Es sei "problematisch", dass die von der Stadt beauftragte Kanzlei den Bauvertrag von einer Spezialistin für Vergaberecht - und nicht für Baurecht - habe gestalten lassen, sagte Koenen. Wer für das Desaster Verantwortung trägt, könne nur ein "ordentliches und öffentliches Gericht" klären. Wenn die Stadt Ursachenforschung betreiben wolle, müsse sie dies im Zuge einer Klage auf Schadensersatzanspruch gegen Hochtief tun.

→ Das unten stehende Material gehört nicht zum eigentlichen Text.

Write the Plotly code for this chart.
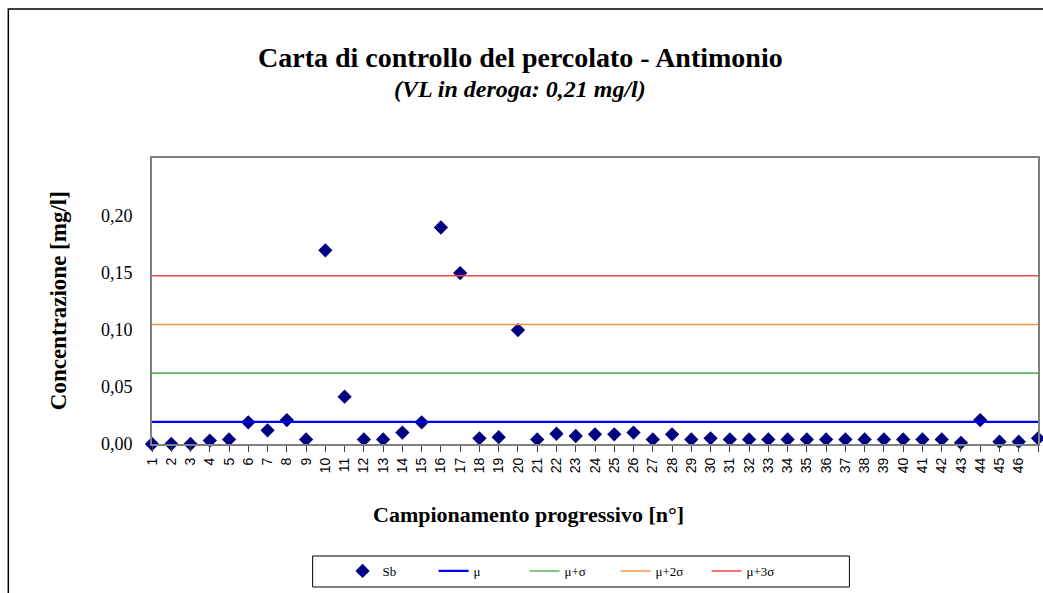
import plotly.graph_objects as go

campioni = list(range(1, 48))
sb = [0.000, 0.000, 0.000, 0.003, 0.004, 0.019, 0.012, 0.021, 0.004, 0.170,
      0.0415, 0.004, 0.004, 0.010, 0.019, 0.190, 0.150, 0.005, 0.006, 0.100,
      0.004, 0.009, 0.007, 0.0085, 0.0085, 0.010, 0.004, 0.0085, 0.004, 0.005,
      0.004, 0.004, 0.004, 0.004, 0.004, 0.004, 0.004, 0.004, 0.004, 0.004,
      0.004, 0.004, 0.001, 0.021, 0.002, 0.002, 0.005]
mu = 0.0195
sigma = 0.0427
y_ticks = [0.0, 0.05, 0.10, 0.15, 0.20]

W, H = 1043, 593
L, R, T, B = 152, 1040, 158, 444
pw, ph = R - L, B - T

def px(x):
    return (x - L) / pw

def py(y):
    return (B - y) / ph

fig = go.Figure()
fig.add_trace(go.Scatter(x=campioni, y=sb, mode="markers", name="Sb",
                         marker=dict(symbol="diamond", size=11, color="#000080"),
                         cliponaxis=False))
lines = [("μ", mu, "#0000FF", 2.2), ("μ+σ", mu + sigma, "#5CB45C", 1.6),
         ("μ+2σ", mu + 2 * sigma, "#FF9444", 1.6), ("μ+3σ", mu + 3 * sigma, "#F04848", 1.6)]
for name, val, col, w in lines:
    fig.add_trace(go.Scatter(x=campioni, y=[val] * len(campioni), mode="lines",
                             name=name, line=dict(color=col, width=w)))

fig.update_layout(
    width=W, height=H,
    margin=dict(l=L, r=W - R, t=T, b=H - B),
    paper_bgcolor="white", plot_bgcolor="white",
    separators=",.",
    showlegend=True,
    legend=dict(orientation="h", x=px(343), y=py(571), xanchor="left", yanchor="middle",
                borderwidth=0, bgcolor="rgba(0,0,0,0)",
                font=dict(family="Liberation Serif", size=13, color="black"),
                entrywidth=46, entrywidthmode="pixels"),
    font=dict(family="Liberation Serif", color="black"),
)
fig.update_xaxes(range=[1, 47], tickmode="array", tickvals=campioni,
                 ticktext=[str(c) for c in campioni], tickangle=-90,
                 tickfont=dict(family="Liberation Sans", size=14, color="black"),
                 ticks="outside", ticklen=6, tickcolor="#404040",
                 showline=True, linecolor="#808080", linewidth=2, mirror=True,
                 showgrid=False, zeroline=False)
fig.update_yaxes(range=[0, 0.251], tickmode="array", tickvals=y_ticks, tickformat=".2f",
                 tickfont=dict(family="Liberation Serif", size=18, color="black"),
                 ticks="", ticklabelstandoff=14,
                 showline=True, linecolor="#808080", linewidth=2, mirror=True,
                 showgrid=False, zeroline=False)

ann = [
    dict(text="<b>Carta di controllo del percolato - Antimonio</b>", x=px(521), y=py(57),
         font=dict(family="Liberation Serif", size=28, color="black")),
    dict(text="<b><i>(VL in deroga: 0,21 mg/l)</i></b>", x=px(521), y=py(89),
         font=dict(family="Liberation Serif", size=24, color="black")),
    dict(text="<b>Concentrazione [mg/l]</b>", x=px(58), y=py(301), textangle=-90,
         font=dict(family="Liberation Serif", size=23, color="black")),
    dict(text="<b>Campionamento progressivo [n°]</b>", x=px(529), y=py(514),
         font=dict(family="Liberation Serif", size=22, color="black")),
]
for a in ann:
    fig.add_annotation(xref="paper", yref="paper", showarrow=False,
                       xanchor="center", yanchor="middle", **a)

# outer chart frame
fig.add_shape(type="rect", xref="paper", yref="paper",
              x0=px(8), x1=px(1100), y0=py(700), y1=py(9),
              line=dict(color="black", width=1.5), fillcolor="rgba(0,0,0,0)", layer="below")
# legend frame
fig.add_shape(type="rect", xref="paper", yref="paper",
              x0=px(313), x1=px(851), y0=py(587), y1=py(556),
              line=dict(color="black", width=1), fillcolor="rgba(0,0,0,0)", layer="below")

fig.write_html("out.html", config={"displayModeBar": False},
               post_script="document.body.style.margin='0';document.body.style.overflow='hidden';")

"Alle Berater im Umfeld der Stadt haben Aufgaben und Pflichten, ob sie die verletzt haben, kann für alle Seiten verbindlich nur ein Gericht feststellen", sagte Koenen. Den Parlamentarischen Untersuchungsausschuss (PUA) zur Elbphilharmonie hält er dazu für ungeeignet: "Selbst ein erfahrener Baujurist würde Tage brauchen, nur um die Akten zu lesen. Es stellt sich überhaupt die Frage, ob ein üblicher Untersuchungsausschuss dem Fall Elbphilharmonie Herr werden kann - wohl nicht!"
 

Hamburgs Elbphilharmonie in zehn Daten
- Die ersten Skizzen für die Hamburger Elbphilharmonie gab es 2003;

- der Architekt Alexander Gérard und die Kunsthistorikerin Jana Marko hatten die Idee zu dem Bau - eine funktionale Mischung aus Konzerthaus, Hotel und Wohnungen direkt am Rand von Deutschlands größtem Seehafen;

- entwickelt wurde das Prestigeprojekt auf dem traditionsreichen Kaispeicher A in der HafenCity schließlich nach den Plänen der Schweizer Architekten Jacques Herzog und Pierre de Meuron;

- dieser Entwurf kombiniert Backstein-Klassik mit einer Glasfassade;

- Gérard schied 2004 aus dem Vorhaben aus und übergab die Verantwortung an die Stadt Hamburg, die das Projekt zwei Jahre später erstmals ausschrieb;

- nach dem einstimmigen Beschluss der Bürgerschaft am 28. Februar 2007 begannen die Bauarbeiten der Elbphilharmonie mit der Grundsteinlegung am 2. April 2007;

- nach der Entkernung begannen die Nachgründungen, wobei zu den 111 Pfählen, auf denen der Kaispeicher A im Elbschlick ruhte, weitere etwa 620 sogenannte Ortbetonverdrängungspfähle eingebracht wurden;

- die Elbphilharmonie wird drei Konzertsäle haben, unter denen der Große Konzertsaal mit 2.150 Plätzen und einer viermanualigen Orgel mit 65 Registern das Herzstück bilden soll;

- die Glasfassade setzt sich aus 1.100 Glaselementen mit 2.200 Scheiben zusammen;

- der höchste Punkt des Baus ist 110 Meter hoch.